Les Bleus bandwagon gaining momentum

In-form striker Karim Benzema leading by example for Didier Deschamps’ France with nine goals in eight games

France’s  Blaise Matuidi in action against Switzerland during the Group E clash  at Arena Fonte Nova in Salvador, Brazil. Photo:  Christopher Lee/Getty

France’s Blaise Matuidi in action against Switzerland during the Group E clash at Arena Fonte Nova in Salvador, Brazil. Photo: Christopher Lee/Getty

Wed, Jun 25, 2014, 07:00

There are several ways to win a World Cup but finding momentum at just the right moment is one of the surest paths to success. Just ask the unfancied Brazil and Italy sides that hit form when it mattered in 2002 and 2006.

This explains the sudden flowering of optimism in France following their team’s blistering start in Brazil. Absent from most people’s lists of contenders before it kicked off there is now a blue bandwagon rolling through the tournament.

After scoring eight goals in their opening two games the French go into today’s match against Ecuador in the Maracanã knowing it would take a remarkable combination of results to deny them top spot in Group E.

Even so, the remote possibility of finishing as runner-up and facing Argentina in the second round as well as the need to maintain that precious momentum means Les Bleus insist there will be no change to their approach against Ecuador.

“We need to avoid taking our foot off the pedal even if there is not a huge amount at stake,” advised full-back Mathieu Debuchy. “We want to win this match and maintain our positive dynamic in order to prepare well for what is to come.”

This “positive dynamic” and the spirit in the squad have coach Didier Deschamps refusing to shy away from comparisons with the World Cup-winning vintage of 1998. A win today and these will only increase with this group of players becoming the first since Deschamps’ own generation to win all their group games at the tournament.

It is a remarkable turnaround for a country which in recent years made headlines for infighting in the dressing room and various humiliations on the pitch. Deschamps looks to have banished those ghosts by imposing his own legendary iron will on his squad.

Blistering display

So far his man-management has been flawless. He surprise decision to drop striker Oliver Giroud for the opening game against Honduras was rewarded with a blistering display when the Arsenal man was restored against the Swiss.

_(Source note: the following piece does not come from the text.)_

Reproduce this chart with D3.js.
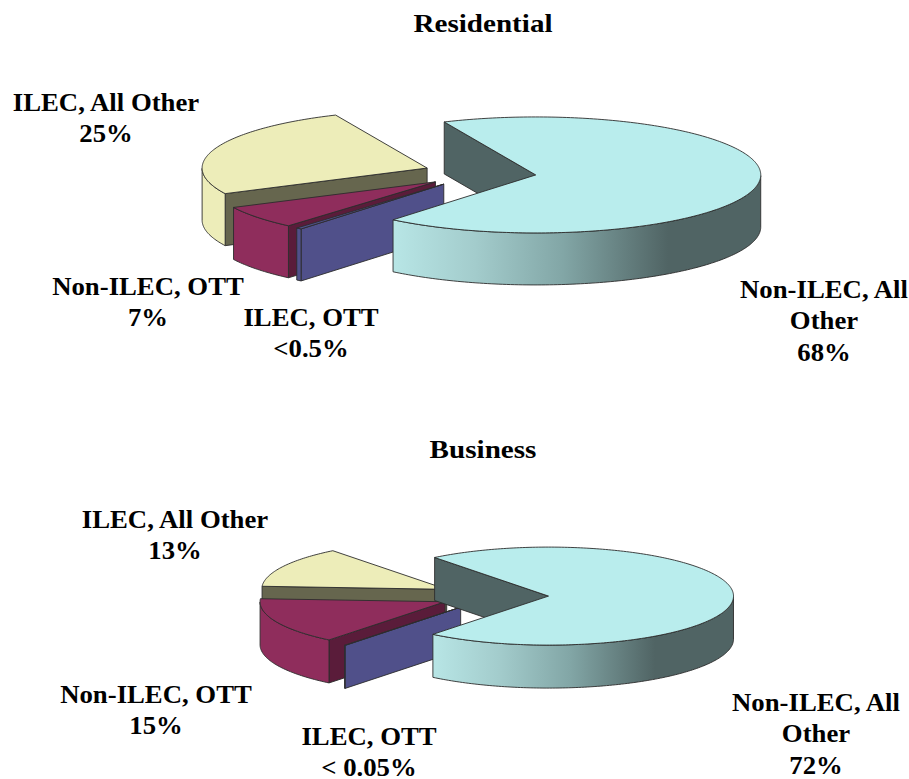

There was no hint of rebelliousness when he axed Paul Pogba for that match after his rash lashing out at Wilson Palacios in the opener.

A measure of Deschamps’ success is no-one is now questioning his decision to dispense with the moody Samir Nasri from his plans or hand him a late call-up when he lost his star man Franck Ribéry to injury just before setting off for Brazil.

France’s base for an assault on a second title is the best midfield unit on show at the tournament so far, featuring Blaise Matuidi, Yohan Cabaye with Pogba and Moussa Sissoko now fighting it out for the third slot.

It is full of running, has provided excellent defensive cover and supports an attack where Karim Benzema looks determined to make up for lost time, remarkably appearing in his first World Cup aged 26.

More than any other French player he best understands the mercurial nature of momentum having gone 15 matches without a goal for his country before scoring against Australia in October. Since then he has registered nine in his eight matches.

But Deschamps will make changes today. Lille’s Rio Mavuba is set to come in for the suspended Cabaye who rather conveniently picked up a second yellow card against the Swiss.

Eliaquim Mangala could also replace the precocious Real Madrid stopper Raphaël Varane who has been laid low by a bout of gastroenteritis while Mamadou Sakho is rushing to recover from the thigh injury that saw him limp out of the Swiss game.

But Ecuador’s captain Antonio Valencia took little comfort from the proposed changes.

Very focused

“France could field three teams in one day,” he claimed.

“They are not going to change their way of playing or thinking. We will have to be very focused.”

Ecuador’s coach Reinaldo Rueda has delayed naming his side but said he will make few changes from the team that defeated Honduras 2-1.

With a point possibly enough for his side to quality, Rueda warned Ecuador would seek to make it a tight affair. “We are going to try and keep it closed because of what we need and because they have some inspired ones that we have to know how to control,” he said.

Ecuador will be looking to striker Enner Valencia – who also has three goals in Brazil – to continue a streak that has seen him score in each of his last six appearances.

Almost certainly just needing to match the Swiss result against Honduras, the Ecuadoreans will be hoping for a typically committed performance from the Central Americans who still have a slim chance of sneaking through in second place in the unlikely scenario that they hammer the Swiss and Ecuador lose heavily.